If you have read The Data Warehouse Toolkit, you will have come across in Chapter 2 the Four-Step Dimensional Design Process. In this article, I will go through this process and how you as a developer can utilise this process to help with your report building to minimise re-work as well as ensure that you have all the data that you require to build it.
Four-Step Dimensional Design Process
When designing a dimensional model, there are some key decisions that you need to make at the start of the project. These decisions include the following:
By answering these questions, you are taking into account the needs of the business and getting a better understanding of the underlying data that is generated. Once you understand what the business process is along with the grain and identify the dimensions and facts that support that process, the design team determines the names of tables and columns, any business rules, and sample values. Business data governance reps must participate in this phase to ensure full business buy-in. The reason for this is if the data isn’t accessible or usable, it can be hard to generate a report that is required due to not having the data. There is also the issue of the data being protected against the outside world as well as ensuring that the data can’t be manipulated once entered into the database.
Business processes are the operational activities and tasks that, once completed, will accomplish an organisational goal. Such activities and tasks include taking an order, processing claims, and taking attendance in class. Business process activities generate or capture performance metrics, which turn into facts within your fact table. The majority of fact tables focus on the results of a single business process. Understanding the process is vital because it defines a specific target for designs, allows you to determine the grain of the data and work out what dimensions and facts need to be generated.

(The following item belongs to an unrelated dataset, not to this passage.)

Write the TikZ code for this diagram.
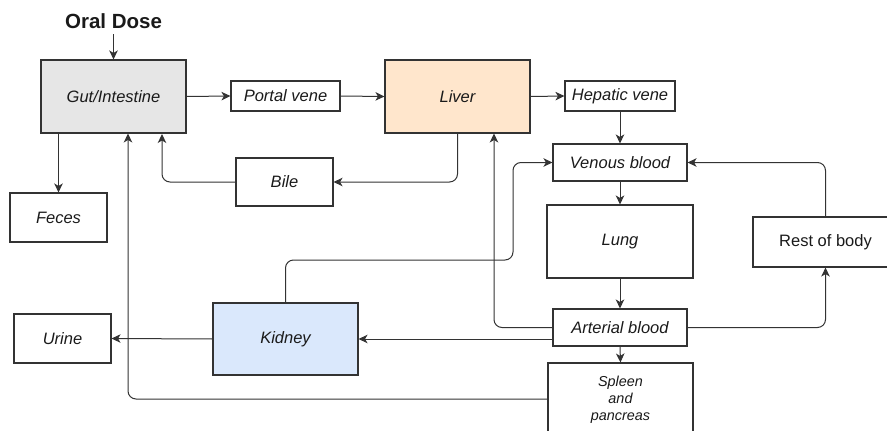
\documentclass[tikz,border=0pt]{standalone}
\usepackage{fontspec}
\setmainfont{Liberation Sans}
\usetikzlibrary{arrows.meta}
\definecolor{linec}{HTML}{333333}
\definecolor{gutfill}{HTML}{E6E6E6}
\definecolor{liverfill}{HTML}{FFE6CC}
\definecolor{kidneyfill}{HTML}{DAE8FC}
\definecolor{textc}{HTML}{1A1A1A}
\tikzset{
  organ/.style={draw=linec, line width=1.1pt, inner sep=0pt, text=textc,
    font=\fontsize{16.5}{19}\selectfont\itshape, align=center},
  flow/.style={draw=linec, line width=1pt, rounded corners=8pt,
    -{Stealth[length=9pt,width=8.5pt,inset=2.5pt]}},
}
\begin{document}
\begin{tikzpicture}[x=1pt,y=-1pt]
\useasboundingbox (0,0) rectangle (887,431);

% title
\node[font=\fontsize{20.5}{24}\selectfont\bfseries, text=textc] (dose) at (113.5,21.5) {Oral Dose};

% compartments
\node[organ, fill=gutfill, minimum width=145, minimum height=73] (gut) at (113.5,96.5) {Gut/Intestine};
\node[organ, minimum width=109, minimum height=30] (portal) at (285.5,96) {Portal vene};
\node[organ, fill=liverfill, minimum width=145, minimum height=73] (liver) at (457.5,96.5) {Liver};
\node[organ, minimum width=110, minimum height=30] (hepatic) at (620,96) {Hepatic vene};
\node[organ, minimum width=134, minimum height=37] (venous) at (620,162.5) {Venous blood};
\node[organ, minimum width=146, minimum height=73] (lung) at (620,241.5) {Lung};
\node[organ, minimum width=134, minimum height=37] (arterial) at (620,327.5) {Arterial blood};
\node[organ, minimum width=145, minimum height=74,
  font=\fontsize{14.4}{17}\selectfont\itshape] (spleen) at (620.5,400) {Spleen\\and\\pancreas};
\node[organ, minimum width=145, minimum height=50, font=\fontsize{16.5}{19}\selectfont] (rest) at (825.5,242) {Rest of body};
\node[organ, fill=kidneyfill, minimum width=145, minimum height=72] (kidney) at (285.5,339) {Kidney};
\node[organ, minimum width=97, minimum height=49] (urine) at (62.5,338.5) {Urine};
\node[organ, minimum width=97, minimum height=49] (feces) at (58.5,217.5) {Feces};
\node[organ, minimum width=97, minimum height=48] (bile) at (284.5,182) {Bile};

% flows
\coordinate (dosetail) at (113.5,34);
\draw[flow] (dosetail) -- (gut.north);
\draw[flow] (gut.east) -- (portal.west);
\draw[flow] (portal.east) -- (liver.west);
\draw[flow] (liver.east) -- (hepatic.west);
\draw[flow] (hepatic.south) -- (venous.north);
\draw[flow] (venous.south) -- (lung.north);
\draw[flow] (lung.south) -- (arterial.north);
\draw[flow] (arterial.south) -- (spleen.north);
\draw[flow] (gut.south -| feces.north) -- (feces.north);
\draw[flow] (liver.south) |- (bile.east);
\draw[flow] (bile.west) -| (162,134);
\draw[flow] (spleen.west |- 0,399) -| (128,133.5);
\draw[flow] (arterial.west) -| (494,133.5);
\draw[flow] (arterial.west |- 0,339) -- (kidney.east);
\draw[flow] (kidney.west) -- (urine.east);
\draw[flow] (kidney.north) -- (285.5,260) -- (513,260) |- (venous.west);
\draw[flow] (arterial.east) -| (rest.south);
\draw[flow] (rest.north) |- (venous.east);
\end{tikzpicture}
\end{document}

Questions you could ask to get this information could be:
By getting answers to these questions, you start to get an idea of how to establish the grain and identify the dimensions and facts.
Working out the grain of the process is an important step in a dimensional design. This establishes what a single row in the fact table represents. Once the grain is determined, you can lock that in for the design just as you would when signing a contract. It is only at this point that you can choose dimensions and facts, as these need to be consistent with the grain of the process. The consistency enforces a uniformity on all designs that is critical to Power BI’s performance and ease of use.
Atomic grain is the lowest level of data captured in a process. Focus on atomic grain data, as it is the most reliable grain when paired up against an infinite amount of user queries. If there are multiple grains you want to view, then you must create a separate fact table for each grain, as the different grains must not be mixed within the same fact table.
The ain question to ask in this section is, ‘What granularity do you wish to view the reports (i.e., daily, monthly, quarterly, yearly, etc.)?’.
Dimensions provide the ‘who, what, where, when, why, and how’ context around the event taking place within the business process. These tables supply the descriptive attributes used within Power BI for filtering, slicing, and grouping the facts. Thinking back to the grain of a fact table, you can determine all possible dimensions that you will require.
The dimension table is where all the information in relation to the attribute can be denormalised due to there being a large number of columns. However, it would then contain fewer rows of data than the fact table. The fields inside of the dimension table are used to create reports or display query results. They are also generally a one-to-many relationship with the fact table.
Facts are the measurements that give us a result from the business process event and they are generally in numeric form. A single row in a fact table has a one-to-one relationship to an event described by the grain of the fact table. Therefore, a fact is a direct relation to an event that has taken place. An example of this is when a wholesaler sells a product, the quantity and its price are facts.
They also contain foreign keys to the dimensional tables, which is how they relate each row of data in the fact table to the attributes of a dimension. There are also composite keys, which are made up of a subset of other keys to allow many-to-many relationships with other tables and entities in the dimensional model.
Going through this four-step process will allow you to capture everything that you are going to need to not only produce a report but a report that will answer questions in relation to the business process. It also will allow you to keep the model and data as small as possible to help with performance as well as ease of use.